------ INPUT FOR THIS TASK ------

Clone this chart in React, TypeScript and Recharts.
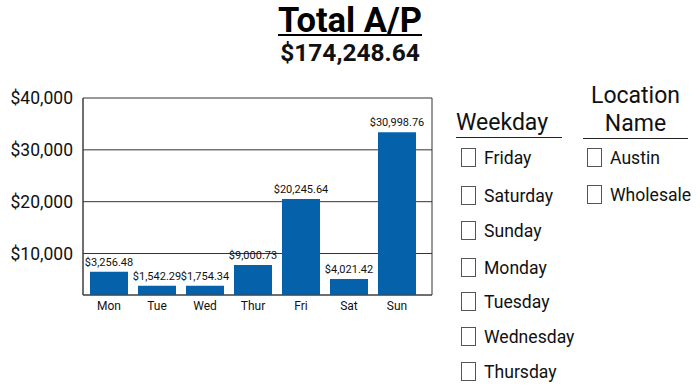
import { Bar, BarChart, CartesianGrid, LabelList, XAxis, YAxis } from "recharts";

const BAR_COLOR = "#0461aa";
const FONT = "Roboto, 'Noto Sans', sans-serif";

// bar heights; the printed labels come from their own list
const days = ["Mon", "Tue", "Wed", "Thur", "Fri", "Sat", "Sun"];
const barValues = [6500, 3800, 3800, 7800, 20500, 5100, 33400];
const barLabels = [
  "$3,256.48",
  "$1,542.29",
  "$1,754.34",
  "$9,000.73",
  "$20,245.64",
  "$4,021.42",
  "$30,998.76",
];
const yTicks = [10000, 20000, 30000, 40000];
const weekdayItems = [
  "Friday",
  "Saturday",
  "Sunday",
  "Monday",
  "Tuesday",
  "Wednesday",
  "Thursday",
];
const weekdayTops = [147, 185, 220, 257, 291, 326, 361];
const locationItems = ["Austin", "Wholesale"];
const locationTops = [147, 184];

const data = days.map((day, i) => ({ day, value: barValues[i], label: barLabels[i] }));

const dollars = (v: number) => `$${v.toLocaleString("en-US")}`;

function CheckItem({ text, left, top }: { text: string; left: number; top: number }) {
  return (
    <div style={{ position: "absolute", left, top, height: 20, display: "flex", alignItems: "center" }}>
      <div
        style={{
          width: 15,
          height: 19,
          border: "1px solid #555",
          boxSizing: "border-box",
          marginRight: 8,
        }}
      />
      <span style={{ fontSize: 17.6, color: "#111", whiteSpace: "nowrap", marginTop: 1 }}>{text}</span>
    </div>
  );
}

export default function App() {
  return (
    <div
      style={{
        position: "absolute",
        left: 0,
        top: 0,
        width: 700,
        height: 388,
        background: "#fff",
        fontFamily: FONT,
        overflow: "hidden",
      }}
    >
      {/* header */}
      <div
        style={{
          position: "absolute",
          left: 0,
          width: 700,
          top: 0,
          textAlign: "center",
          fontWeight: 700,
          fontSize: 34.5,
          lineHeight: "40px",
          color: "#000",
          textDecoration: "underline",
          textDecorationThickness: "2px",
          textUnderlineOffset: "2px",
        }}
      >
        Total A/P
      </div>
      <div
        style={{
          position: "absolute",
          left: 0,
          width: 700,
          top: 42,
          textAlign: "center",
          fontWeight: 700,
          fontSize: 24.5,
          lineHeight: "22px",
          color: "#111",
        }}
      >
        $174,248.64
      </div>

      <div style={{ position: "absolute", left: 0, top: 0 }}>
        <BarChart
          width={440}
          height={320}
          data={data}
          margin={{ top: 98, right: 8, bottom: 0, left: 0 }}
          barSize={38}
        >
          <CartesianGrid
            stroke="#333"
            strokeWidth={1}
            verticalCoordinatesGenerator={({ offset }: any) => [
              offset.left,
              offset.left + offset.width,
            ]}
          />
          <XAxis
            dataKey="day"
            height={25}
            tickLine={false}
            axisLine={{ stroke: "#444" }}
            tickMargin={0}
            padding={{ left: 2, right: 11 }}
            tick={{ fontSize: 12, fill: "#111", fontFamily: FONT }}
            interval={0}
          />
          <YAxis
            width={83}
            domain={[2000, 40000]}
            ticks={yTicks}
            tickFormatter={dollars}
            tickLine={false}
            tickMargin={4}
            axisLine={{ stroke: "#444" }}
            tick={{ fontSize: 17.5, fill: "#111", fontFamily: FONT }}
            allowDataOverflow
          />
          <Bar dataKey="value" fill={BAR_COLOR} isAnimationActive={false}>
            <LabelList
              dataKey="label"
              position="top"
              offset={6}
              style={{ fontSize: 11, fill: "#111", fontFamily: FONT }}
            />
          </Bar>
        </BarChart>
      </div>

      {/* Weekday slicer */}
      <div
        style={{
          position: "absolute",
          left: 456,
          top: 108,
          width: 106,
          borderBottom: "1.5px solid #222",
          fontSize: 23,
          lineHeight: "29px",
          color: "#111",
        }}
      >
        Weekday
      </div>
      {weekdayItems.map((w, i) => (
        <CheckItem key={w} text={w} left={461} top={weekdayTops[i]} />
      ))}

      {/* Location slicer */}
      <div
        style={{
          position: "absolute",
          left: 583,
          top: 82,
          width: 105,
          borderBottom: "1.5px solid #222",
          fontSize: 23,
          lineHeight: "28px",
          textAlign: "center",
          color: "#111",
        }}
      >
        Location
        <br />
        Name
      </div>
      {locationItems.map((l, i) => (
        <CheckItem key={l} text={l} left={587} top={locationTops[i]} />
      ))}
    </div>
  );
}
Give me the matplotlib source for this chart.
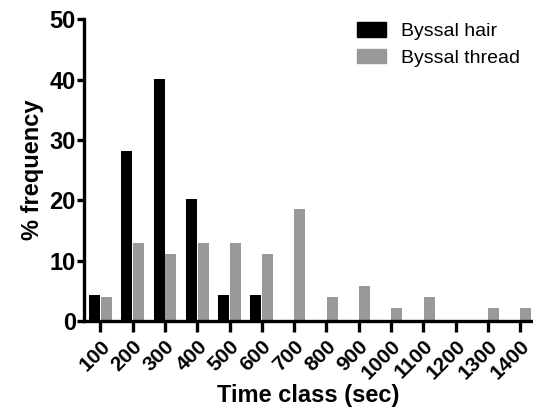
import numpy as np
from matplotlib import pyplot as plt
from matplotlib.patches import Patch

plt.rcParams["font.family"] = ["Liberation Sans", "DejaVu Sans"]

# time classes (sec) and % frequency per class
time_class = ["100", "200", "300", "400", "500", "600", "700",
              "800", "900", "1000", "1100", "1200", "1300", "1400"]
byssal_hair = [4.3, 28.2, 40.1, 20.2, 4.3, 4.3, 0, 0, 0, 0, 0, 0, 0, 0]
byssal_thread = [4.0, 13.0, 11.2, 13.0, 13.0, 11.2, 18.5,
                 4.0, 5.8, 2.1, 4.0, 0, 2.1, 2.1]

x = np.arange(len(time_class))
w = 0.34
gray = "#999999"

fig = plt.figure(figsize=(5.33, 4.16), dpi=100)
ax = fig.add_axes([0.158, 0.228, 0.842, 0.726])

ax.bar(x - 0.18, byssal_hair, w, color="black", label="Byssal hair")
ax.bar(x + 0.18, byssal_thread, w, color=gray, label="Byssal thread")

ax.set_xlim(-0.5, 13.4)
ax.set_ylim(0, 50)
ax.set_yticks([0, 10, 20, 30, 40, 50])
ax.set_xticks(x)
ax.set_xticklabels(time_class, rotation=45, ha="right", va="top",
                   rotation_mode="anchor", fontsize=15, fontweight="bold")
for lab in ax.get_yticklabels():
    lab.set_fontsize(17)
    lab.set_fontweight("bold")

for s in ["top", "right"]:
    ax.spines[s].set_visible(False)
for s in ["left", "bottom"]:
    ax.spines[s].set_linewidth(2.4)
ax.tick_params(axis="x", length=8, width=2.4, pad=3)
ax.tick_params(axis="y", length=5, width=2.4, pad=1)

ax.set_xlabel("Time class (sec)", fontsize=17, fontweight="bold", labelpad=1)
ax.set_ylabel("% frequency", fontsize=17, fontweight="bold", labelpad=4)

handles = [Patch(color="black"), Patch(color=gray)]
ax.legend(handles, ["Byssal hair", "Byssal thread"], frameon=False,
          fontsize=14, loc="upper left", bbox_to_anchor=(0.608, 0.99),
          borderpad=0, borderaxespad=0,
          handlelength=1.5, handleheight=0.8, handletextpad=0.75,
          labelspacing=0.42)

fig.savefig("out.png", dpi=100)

------

» **WHAT YOU WILL DO**
Leave the pictures out, and transcribe each of the records exactly.

» **ANSWER TO THE PROBLEM**
Clone this chart in React, TypeScript and Recharts.
import { Bar, BarChart, CartesianGrid, LabelList, XAxis, YAxis } from "recharts";

const BAR_COLOR = "#0461aa";
const FONT = "Roboto, 'Noto Sans', sans-serif";

// bar heights; the printed labels come from their own list
const days = ["Mon", "Tue", "Wed", "Thur", "Fri", "Sat", "Sun"];
const barValues = [6500, 3800, 3800, 7800, 20500, 5100, 33400];
const barLabels = [
  "$3,256.48",
  "$1,542.29",
  "$1,754.34",
  "$9,000.73",
  "$20,245.64",
  "$4,021.42",
  "$30,998.76",
];
const yTicks = [10000, 20000, 30000, 40000];
const weekdayItems = [
  "Friday",
  "Saturday",
  "Sunday",
  "Monday",
  "Tuesday",
  "Wednesday",
  "Thursday",
];
const weekdayTops = [147, 185, 220, 257, 291, 326, 361];
const locationItems = ["Austin", "Wholesale"];
const locationTops = [147, 184];

const data = days.map((day, i) => ({ day, value: barValues[i], label: barLabels[i] }));

const dollars = (v: number) => `$${v.toLocaleString("en-US")}`;

function CheckItem({ text, left, top }: { text: string; left: number; top: number }) {
  return (
    <div style={{ position: "absolute", left, top, height: 20, display: "flex", alignItems: "center" }}>
      <div
        style={{
          width: 15,
          height: 19,
          border: "1px solid #555",
          boxSizing: "border-box",
          marginRight: 8,
        }}
      />
      <span style={{ fontSize: 17.6, color: "#111", whiteSpace: "nowrap", marginTop: 1 }}>{text}</span>
    </div>
  );
}

export default function App() {
  return (
    <div
      style={{
        position: "absolute",
        left: 0,
        top: 0,
        width: 700,
        height: 388,
        background: "#fff",
        fontFamily: FONT,
        overflow: "hidden",
      }}
    >
      {/* header */}
      <div
        style={{
          position: "absolute",
          left: 0,
          width: 700,
          top: 0,
          textAlign: "center",
          fontWeight: 700,
          fontSize: 34.5,
          lineHeight: "40px",
          color: "#000",
          textDecoration: "underline",
          textDecorationThickness: "2px",
          textUnderlineOffset: "2px",
        }}
      >
        Total A/P
      </div>
      <div
        style={{
          position: "absolute",
          left: 0,
          width: 700,
          top: 42,
          textAlign: "center",
          fontWeight: 700,
          fontSize: 24.5,
          lineHeight: "22px",
          color: "#111",
        }}
      >
        $174,248.64
      </div>

      <div style={{ position: "absolute", left: 0, top: 0 }}>
        <BarChart
          width={440}
          height={320}
          data={data}
          margin={{ top: 98, right: 8, bottom: 0, left: 0 }}
          barSize={38}
        >
          <CartesianGrid
            stroke="#333"
            strokeWidth={1}
            verticalCoordinatesGenerator={({ offset }: any) => [
              offset.left,
              offset.left + offset.width,
            ]}
          />
          <XAxis
            dataKey="day"
            height={25}
            tickLine={false}
            axisLine={{ stroke: "#444" }}
            tickMargin={0}
            padding={{ left: 2, right: 11 }}
            tick={{ fontSize: 12, fill: "#111", fontFamily: FONT }}
            interval={0}
          />
          <YAxis
            width={83}
            domain={[2000, 40000]}
            ticks={yTicks}
            tickFormatter={dollars}
            tickLine={false}
            tickMargin={4}
            axisLine={{ stroke: "#444" }}
            tick={{ fontSize: 17.5, fill: "#111", fontFamily: FONT }}
            allowDataOverflow
          />
          <Bar dataKey="value" fill={BAR_COLOR} isAnimationActive={false}>
            <LabelList
              dataKey="label"
              position="top"
              offset={6}
              style={{ fontSize: 11, fill: "#111", fontFamily: FONT }}
            />
          </Bar>
        </BarChart>
      </div>

      {/* Weekday slicer */}
      <div
        style={{
          position: "absolute",
          left: 456,
          top: 108,
          width: 106,
          borderBottom: "1.5px solid #222",
          fontSize: 23,
          lineHeight: "29px",
          color: "#111",
        }}
      >
        Weekday
      </div>
      {weekdayItems.map((w, i) => (
        <CheckItem key={w} text={w} left={461} top={weekdayTops[i]} />
      ))}

      {/* Location slicer */}
      <div
        style={{
          position: "absolute",
          left: 583,
          top: 82,
          width: 105,
          borderBottom: "1.5px solid #222",
          fontSize: 23,
          lineHeight: "28px",
          textAlign: "center",
          color: "#111",
        }}
      >
        Location
        <br />
        Name
      </div>
      {locationItems.map((l, i) => (
        <CheckItem key={l} text={l} left={587} top={locationTops[i]} />
      ))}
    </div>
  );
}
Give me the matplotlib source for this chart.
import numpy as np
from matplotlib import pyplot as plt
from matplotlib.patches import Patch

plt.rcParams["font.family"] = ["Liberation Sans", "DejaVu Sans"]

# time classes (sec) and % frequency per class
time_class = ["100", "200", "300", "400", "500", "600", "700",
              "800", "900", "1000", "1100", "1200", "1300", "1400"]
byssal_hair = [4.3, 28.2, 40.1, 20.2, 4.3, 4.3, 0, 0, 0, 0, 0, 0, 0, 0]
byssal_thread = [4.0, 13.0, 11.2, 13.0, 13.0, 11.2, 18.5,
                 4.0, 5.8, 2.1, 4.0, 0, 2.1, 2.1]

x = np.arange(len(time_class))
w = 0.34
gray = "#999999"

fig = plt.figure(figsize=(5.33, 4.16), dpi=100)
ax = fig.add_axes([0.158, 0.228, 0.842, 0.726])

ax.bar(x - 0.18, byssal_hair, w, color="black", label="Byssal hair")
ax.bar(x + 0.18, byssal_thread, w, color=gray, label="Byssal thread")

ax.set_xlim(-0.5, 13.4)
ax.set_ylim(0, 50)
ax.set_yticks([0, 10, 20, 30, 40, 50])
ax.set_xticks(x)
ax.set_xticklabels(time_class, rotation=45, ha="right", va="top",
                   rotation_mode="anchor", fontsize=15, fontweight="bold")
for lab in ax.get_yticklabels():
    lab.set_fontsize(17)
    lab.set_fontweight("bold")

for s in ["top", "right"]:
    ax.spines[s].set_visible(False)
for s in ["left", "bottom"]:
    ax.spines[s].set_linewidth(2.4)
ax.tick_params(axis="x", length=8, width=2.4, pad=3)
ax.tick_params(axis="y", length=5, width=2.4, pad=1)

ax.set_xlabel("Time class (sec)", fontsize=17, fontweight="bold", labelpad=1)
ax.set_ylabel("% frequency", fontsize=17, fontweight="bold", labelpad=4)

handles = [Patch(color="black"), Patch(color=gray)]
ax.legend(handles, ["Byssal hair", "Byssal thread"], frameon=False,
          fontsize=14, loc="upper left", bbox_to_anchor=(0.608, 0.99),
          borderpad=0, borderaxespad=0,
          handlelength=1.5, handleheight=0.8, handletextpad=0.75,
          labelspacing=0.42)

fig.savefig("out.png", dpi=100)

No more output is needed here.